There have always been ties between theatrical movements and movements in painting, sculpture, and architecture. Those ties were particularly close in Expressionism, where the first Expressionist drama was actually written by the Austrian painter Oskar Kokoschka. His short play Murderer, Hope of Women shows a woman being branded onstage. This is followed by the mass murder of nearly everyone in the cast. The play premiered in 1909 at an outdoor theatre in Vienna, but was interrupted when soldiers from a nearby barracks saw the branding scene from afar and rushed in to stop the performance. Kokoschka narrowly escaped being arrested for disturbing the peace.
Expressionism aimed to depict the subjective emotional experiences of characters rather than an objective reality. It deliberately distorted perspective for emotional effect. Both in painting and in acting style, it was harsh and angular. Actors frequently wore heavy make-up, and in the case of Murderer, Hope of Women, Kokoschka actually painted the bodies of actors to show the muscles beneath their skins. Expressionist writers railed against the dehumanizing effects of industrialization and the creation of massive, impersonal cities. Their work aimed to be universal and yet deeply personal at the same time.

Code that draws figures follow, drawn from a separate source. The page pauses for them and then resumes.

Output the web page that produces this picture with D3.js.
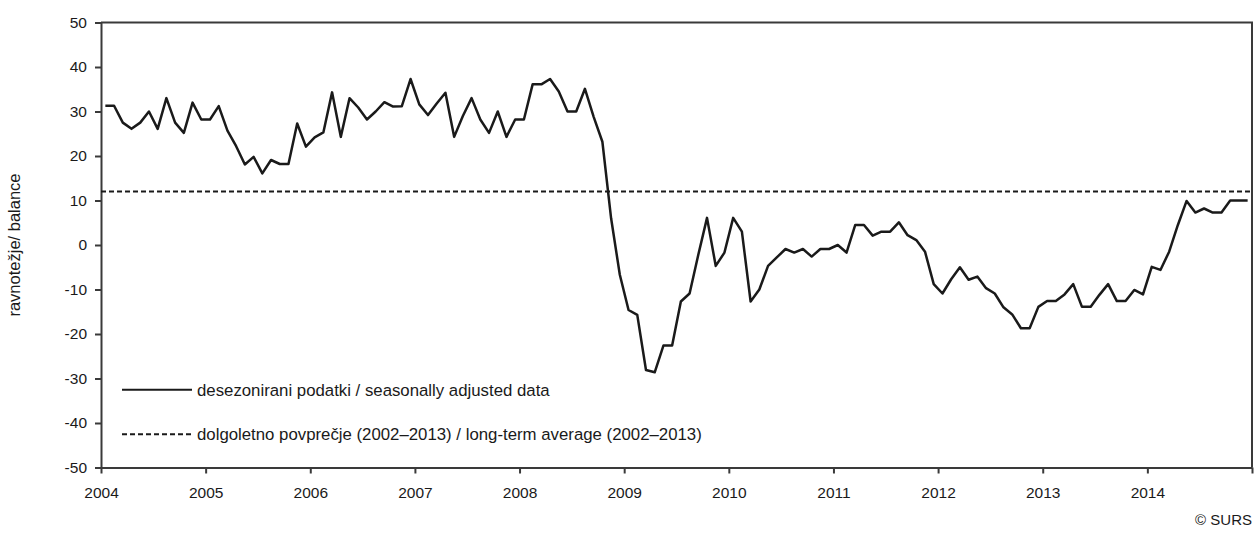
<!DOCTYPE html>
<html>
<head>
<meta charset="utf-8">
<script src="https://cdn.jsdelivr.net/npm/d3@7"></script>
<style>
  body { margin: 0; background: #fff; }
  svg { display: block; font-family: "Liberation Sans", Arial, sans-serif; }
</style>
</head>
<body>
<svg id="chart"></svg>
<script>
// monthly balance, Jan 2004 - Dec 2014
var values2004_2006 = [31.3, 31.3, 27.5, 26.1, 27.5, 30.0, 26.1, 33.0, 27.5, 25.2, 32.0, 28.2,
                       28.2, 31.2, 25.7, 22.2, 18.1, 19.8, 16.1, 19.1, 18.2, 18.2, 27.3, 22.1,
                       24.2, 25.3, 34.3, 24.3, 33.0, 30.9, 28.2, 30.0, 32.1, 31.1, 31.2, 37.3];
var values2007_2009 = [31.6, 29.2, 31.8, 34.2, 24.3, 29.0, 33.0, 28.2, 25.2, 30.0, 24.3, 28.2,
                       28.2, 36.1, 36.1, 37.3, 34.5, 30.0, 30.0, 35.1, 28.8, 23.2, 6.0, -6.7,
                       -14.6, -15.7, -28.1, -28.6, -22.6, -22.6, -12.7, -10.9, -2.2, 6.1, -4.7, -1.7];
var values2010_2012 = [6.1, 3.0, -12.7, -10.0, -4.7, -2.8, -0.9, -1.7, -0.9, -2.6, -0.9, -0.9,
                       0.0, -1.7, 4.5, 4.5, 2.1, 3.0, 3.0, 5.1, 2.2, 1.1, -1.5, -8.8,
                       -10.9, -7.7, -5.0, -7.8, -7.1, -9.7, -10.9, -14.0, -15.6, -18.7, -18.7, -13.9];
var values2013_2014 = [-12.6, -12.6, -11.1, -8.8, -13.9, -13.9, -11.2, -8.8, -12.6, -12.6, -10.1, -11.1,
                       -4.9, -5.6, -1.5, 4.5, 9.9, 7.3, 8.2, 7.3, 7.3, 10.0, 10.0, 10.0];
var longTermAverage = 12;
var years = [2004, 2005, 2006, 2007, 2008, 2009, 2010, 2011, 2012, 2013, 2014];
var yTicks = [50, 40, 30, 20, 10, 0, -10, -20, -30, -40, -50];
var legendLabels = ["desezonirani podatki / seasonally adjusted data",
                    "dolgoletno povprečje (2002\u20132013) / long-term average (2002\u20132013)"];

var series = values2004_2006.concat(values2007_2009, values2010_2012, values2013_2014);

var svgWidth = 1255, svgHeight = 538;
var margin = { top: 22.5, right: 3, bottom: 70.5, left: 101 };
var width = svgWidth - margin.left - margin.right;
var height = svgHeight - margin.top - margin.bottom;

var svg = d3.select("#chart")
  .attr("width", svgWidth)
  .attr("height", svgHeight);

var g = svg.append("g")
  .attr("transform", "translate(" + margin.left + "," + margin.top + ")");

// x in months since Jan 2004, points sit in the middle of each month slot
var x = d3.scaleLinear().domain([0, 132]).range([0, width]);
var y = d3.scaleLinear().domain([-50, 50]).range([height, 0]);

var axisColor = "#3a3a3a";

// frame (top and right)
g.append("path")
  .attr("d", "M0,0H" + width + "V" + height)
  .attr("fill", "none")
  .attr("stroke", axisColor)
  .attr("stroke-width", 2);

var yAxis = g.append("g")
  .call(d3.axisLeft(y).tickValues(yTicks)
    .tickFormat(function(d) { return String(d); }) // plain hyphen like the original
    .tickSizeOuter(0).tickSizeInner(6).tickPadding(8));

var xAxis = g.append("g")
  .attr("transform", "translate(0," + height + ")")
  .call(d3.axisBottom(x)
    .tickValues(years.map(function(d, i) { return i * 12; }).concat([132]))
    .tickFormat(function(d) { return d < 132 ? years[d / 12] : ""; })
    .tickSizeOuter(0).tickSizeInner(6).tickPadding(13));

[yAxis, xAxis].forEach(function(a) {
  a.selectAll(".domain").attr("stroke", axisColor).attr("stroke-width", 2);
  a.selectAll(".tick line").attr("stroke", axisColor).attr("stroke-width", 2);
  a.selectAll(".tick text")
    .attr("fill", "#1a1a1a")
    .style("font-size", "15.5px");
});

// long-term average
g.append("line")
  .attr("x1", 0).attr("x2", width)
  .attr("y1", y(longTermAverage)).attr("y2", y(longTermAverage))
  .attr("stroke", "#1a1a1a")
  .attr("stroke-width", 2)
  .attr("stroke-dasharray", "5,3");

var line = d3.line()
  .x(function(d, i) { return x(i + 0.5); })
  .y(function(d) { return y(d); });

g.append("path")
  .datum(series)
  .attr("fill", "none")
  .attr("stroke", "#1a1a1a")
  .attr("stroke-width", 2.5)
  .attr("stroke-linejoin", "round")
  .attr("d", line);

// legend
var legend = g.append("g").attr("transform", "translate(21,0)");
var legendY = [y(-32.5), y(-42.5)];
legendLabels.forEach(function(label, i) {
  legend.append("line")
    .attr("x1", 0).attr("x2", 70)
    .attr("y1", legendY[i]).attr("y2", legendY[i])
    .attr("stroke", "#1a1a1a")
    .attr("stroke-width", 2)
    .attr("stroke-dasharray", i == 1 ? "5,3" : null);
  legend.append("text")
    .attr("x", 75)
    .attr("y", legendY[i])
    .attr("dy", "0.35em")
    .attr("fill", "#1a1a1a")
    .style("font-size", "16.8px")
    .text(label);
});

// y axis title
svg.append("text")
  .attr("transform", "translate(20," + (margin.top + height / 2) + ") rotate(-90)")
  .attr("text-anchor", "middle")
  .attr("fill", "#1a1a1a")
  .style("font-size", "16.5px")
  .text("ravnotežje/ balance");

svg.append("text")
  .attr("x", 1252)
  .attr("y", 525)
  .attr("text-anchor", "end")
  .attr("fill", "#1a1a1a")
  .style("font-size", "15px")
  .text("© SURS");
</script>
</body>
</html>
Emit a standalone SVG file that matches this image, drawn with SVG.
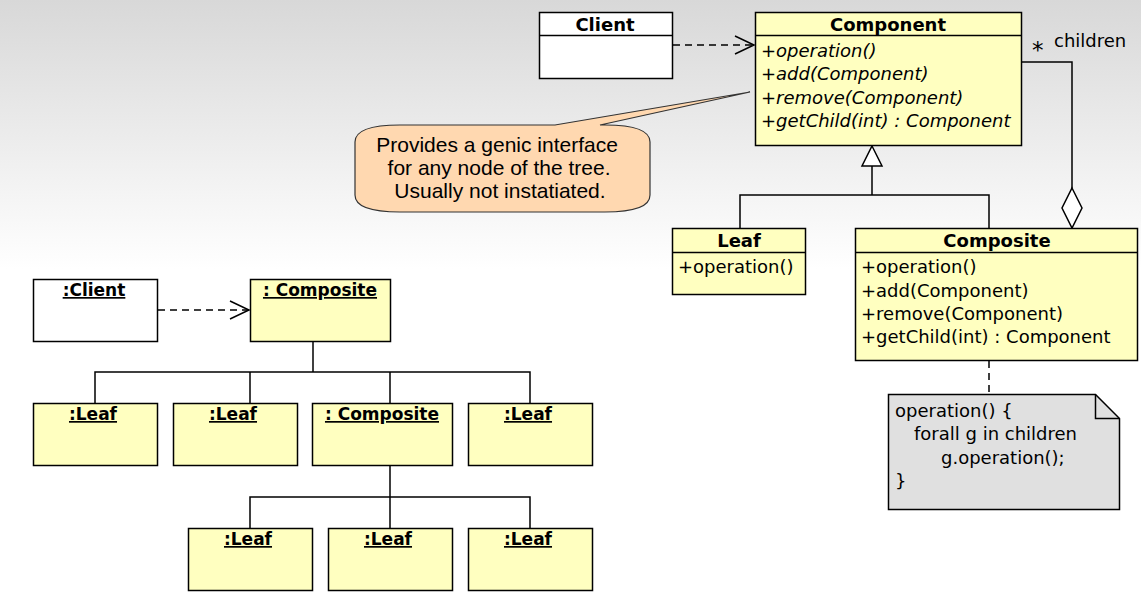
<svg xmlns="http://www.w3.org/2000/svg" width="1141" height="598" viewBox="0 0 1141 598">
<defs>
<linearGradient id="bg" x1="0" y1="0" x2="0" y2="1" gradientUnits="objectBoundingBox">
<stop offset="0" stop-color="#d8d8d8"/>
<stop offset="0.45" stop-color="#ffffff"/>
<stop offset="1" stop-color="#ffffff"/>
</linearGradient>
<marker id="open" markerWidth="22" markerHeight="20" refX="20" refY="10" orient="auto" markerUnits="userSpaceOnUse">
<path d="M1,1 L20,10 L1,19" fill="none" stroke="#000" stroke-width="1.5"/>
</marker>
</defs>
<style>
.box{stroke:#000;stroke-width:1.5}
.y{fill:#ffffc0}
.w{fill:#ffffff}
.t{font-family:"DejaVu Sans",sans-serif;font-size:18px;fill:#000}
.b{font-weight:bold;text-anchor:middle}
.i{font-style:italic}
.u{text-decoration:underline;font-weight:bold;text-anchor:middle;font-size:17px}
.star{font-size:23px}
.ln{fill:none;stroke:#000;stroke-width:1.5}
.d{stroke-dasharray:7,5}
</style>
<rect x="0" y="0" width="1141" height="598" fill="url(#bg)"/>

<g id="connectors">
<line class="ln d" x1="673" y1="45" x2="754" y2="45" marker-end="url(#open)"/>
<polyline class="ln" points="1021,62 1072,62 1072,188"/>
<polygon points="1072,188 1082,208 1072,228 1062,208" fill="#fff" stroke="#000" stroke-width="1.5"/>
<polygon points="872,146 882,166 862,166" fill="#fff" stroke="#000" stroke-width="1.5"/>
<polyline class="ln" points="872,166 872,195"/>
<polyline class="ln" points="740,228 740,195 989,195 989,228"/>
<line class="ln d" x1="989" y1="361" x2="989" y2="394"/>
<line class="ln d" x1="158" y1="310" x2="249" y2="310" marker-end="url(#open)"/>
<polyline class="ln" points="313,341 313,372"/>
<polyline class="ln" points="95,403 95,372 530,372 530,403"/>
<line class="ln" x1="250" y1="372" x2="250" y2="403"/>
<line class="ln" x1="390" y1="372" x2="390" y2="403"/>
<polyline class="ln" points="390,465 390,528"/>
<polyline class="ln" points="250,528 250,497 530,497 530,528"/>
</g>

<g id="Client">
<rect class="box w" x="539.5" y="12.5" width="133" height="66"/>
<line class="ln" x1="539.5" y1="35.5" x2="672.5" y2="35.5"/>
<text class="t b" x="605" y="31">Client</text>
</g>

<g id="Component">
<rect class="box y" x="755.5" y="12.5" width="266" height="133"/>
<line class="ln" x1="755.5" y1="35.5" x2="1021.5" y2="35.5"/>
<text class="t b" x="888" y="31">Component</text>
<text class="t i" x="761" y="57">+operation()</text>
<text class="t i" x="761" y="80">+add(Component)</text>
<text class="t i" x="761" y="104">+remove(Component)</text>
<text class="t i" x="761" y="127">+getChild(int) : Component</text>
</g>

<g id="labels">
<text class="t star" x="1032" y="58">*</text>
<text class="t" x="1054" y="47">children</text>
</g>

<g id="callout">
<path d="M400,125 L555,125 L750,92 L600,125 L605,125 Q650,125 650,142 L650,195 Q650,212 605,212 L400,212 Q355,212 355,195 L355,142 Q355,125 400,125 Z" fill="#ffd8b0" stroke="#333" stroke-width="1.2"/>
<text font-family="Liberation Sans, Arial, sans-serif" font-size="21" text-anchor="middle" fill="#000">
<tspan x="500" y="152">Provides a genic interface</tspan>
<tspan x="502" y="175">for any node of the tree.</tspan>
<tspan x="500" y="198">Usually not instatiated.</tspan>
</text>
</g>

<g id="Leaf">
<rect class="box y" x="672.5" y="228.5" width="133" height="66"/>
<line class="ln" x1="672.5" y1="252.5" x2="805.5" y2="252.5"/>
<text class="t b" x="739" y="247">Leaf</text>
<text class="t" x="678" y="273">+operation()</text>
</g>

<g id="Composite">
<rect class="box y" x="855.5" y="228.5" width="282" height="132"/>
<line class="ln" x1="855.5" y1="252.5" x2="1137.5" y2="252.5"/>
<text class="t b" x="997" y="247">Composite</text>
<text class="t" x="861" y="273">+operation()</text>
<text class="t" x="861" y="297">+add(Component)</text>
<text class="t" x="861" y="320">+remove(Component)</text>
<text class="t" x="861" y="343">+getChild(int) : Component</text>
</g>

<g id="note">
<path d="M888.5,394.5 L1095.5,394.5 L1119.5,418.5 L1119.5,509.5 L888.5,509.5 Z" fill="#e0e0e0" stroke="#000" stroke-width="1.5"/>
<polyline class="ln" points="1095.5,394.5 1095.5,418.5 1119.5,418.5"/>
<text class="t" x="895" y="417">operation() {</text>
<text class="t" x="914" y="440">forall g in children</text>
<text class="t" x="941" y="464">g.operation();</text>
<text class="t" x="895" y="487">}</text>
</g>

<g id="objClient">
<rect class="box w" x="33.5" y="279.5" width="124" height="62"/>
<text class="t u" x="94" y="296">:Client</text>
</g>
<g id="objComposite1">
<rect class="box y" x="250.5" y="279.5" width="140" height="62"/>
<text class="t u" x="320" y="296">: Composite</text>
</g>
<g id="objLeaf1">
<rect class="box y" x="33.5" y="403.5" width="124" height="62"/>
<text class="t u" x="93" y="420">:Leaf</text>
</g>
<g id="objLeaf2">
<rect class="box y" x="173.5" y="403.5" width="124" height="62"/>
<text class="t u" x="233" y="420">:Leaf</text>
</g>
<g id="objComposite2">
<rect class="box y" x="312.5" y="403.5" width="140" height="62"/>
<text class="t u" x="382" y="420">: Composite</text>
</g>
<g id="objLeaf3">
<rect class="box y" x="468.5" y="403.5" width="124" height="62"/>
<text class="t u" x="528" y="420">:Leaf</text>
</g>
<g id="objLeaf4">
<rect class="box y" x="188.5" y="528.5" width="124" height="62"/>
<text class="t u" x="248" y="545">:Leaf</text>
</g>
<g id="objLeaf5">
<rect class="box y" x="328.5" y="528.5" width="124" height="62"/>
<text class="t u" x="388" y="545">:Leaf</text>
</g>
<g id="objLeaf6">
<rect class="box y" x="468.5" y="528.5" width="124" height="62"/>
<text class="t u" x="528" y="545">:Leaf</text>
</g>
</svg>
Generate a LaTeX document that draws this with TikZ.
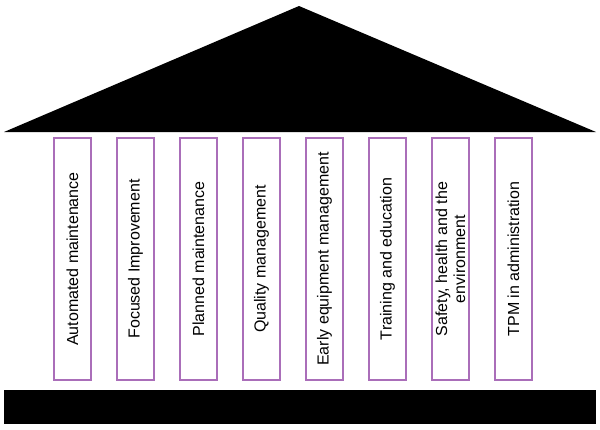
\documentclass[tikz,border=0pt]{standalone}
\usepackage{fontspec}
\setmainfont{Liberation Sans}
\definecolor{pillarline}{RGB}{170,110,185}
\begin{document}
\begin{tikzpicture}[x=1pt,y=-1pt,
  pillar/.style={draw=pillarline, line width=1.2pt, fill=white, minimum width=37pt, minimum height=242pt, inner sep=0pt},
  lbl/.style={rotate=90, font=\fontsize{16}{18}\selectfont, align=center, text=black}]
\useasboundingbox (0,0) rectangle (600,429);
\fill[black] (4,132) -- (299,6) -- (596,132) -- cycle;
\node[fill=black, minimum width=592pt, minimum height=34pt, inner sep=0pt, anchor=north west] (base) at (4,390) {};
\foreach \i/\t in {0/Automated maintenance, 1/Focused Improvement, 2/Planned maintenance, 3/Quality management, 4/Early equipment management, 5/Training and education, 6/{Safety, health and the\\environment}, 7/TPM in administration}{
  \node[pillar] (p\i) at ({72.5+63*\i},259) {};
  \node[lbl] (t\i) at (p\i) {\t};
}
\end{tikzpicture}
\end{document}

In 1912, Reinhard Sorge won the prestigious Kleist Prize for his Expressionist drama The Beggar. The five-act play follows a young poet with a mentally disturbed father. As the poet tries to find his own voice, various friends and advisors attempt to counsel him, but he remains true to his himself, and the play ends with a hymn to the dramatic vistas of the future. As is typical of Expressionist drama, the characters are given generic designations such as "The Poet," "The Father," "The Girl," and "The Patron of the Arts." After writing The Beggar, Sorge converted to Catholicism following years of atheism and turned to writing religious dramas. Sadly, he died in the First World War at the age of 24 and was buried in a mass grave.
Also in 1912, Georg Kaiser wrote the Expressionist drama From Morn to Midnight, which was not performed until 1917. The play concerns a bank teller who steals money in order to run off with a mysterious and beautiful foreign woman whom he thinks is a criminal. When it turns out the woman is actually a respectable lady and not the con artist he took her for, the man realizes his life has been ruined for nothing. He spends the day wandering the streets and ultimately dies in a night that is both literal and metaphorical. Kaisar later explored themes of science fiction in his plays Gas I and II. Czeck playwright Karel Capek continued this trend in the play R.U.R., which first introduced the word "robot."
Not all Expressionist playwrights were dour. Carl Sternheim used Expressionism to lampoon the aspirations of the middle classes. His farce The Underpants is best known in the United States from an adaptation written by the comedian Steve Martin. In a later play, The Strongbox, a respectable professor actually locks himself in a chest to count securities rather than enjoy his beautiful young wife. Another comedy, Citizen Schippel, shows how a coarse lower-class clarinet player enters the ranks of society by helping a singing quartet win a crown of laurel leaves at a music festival. Sternheim's comedies are exaggerated distortions of daily life that are both hysterically funny and deeply disturbing.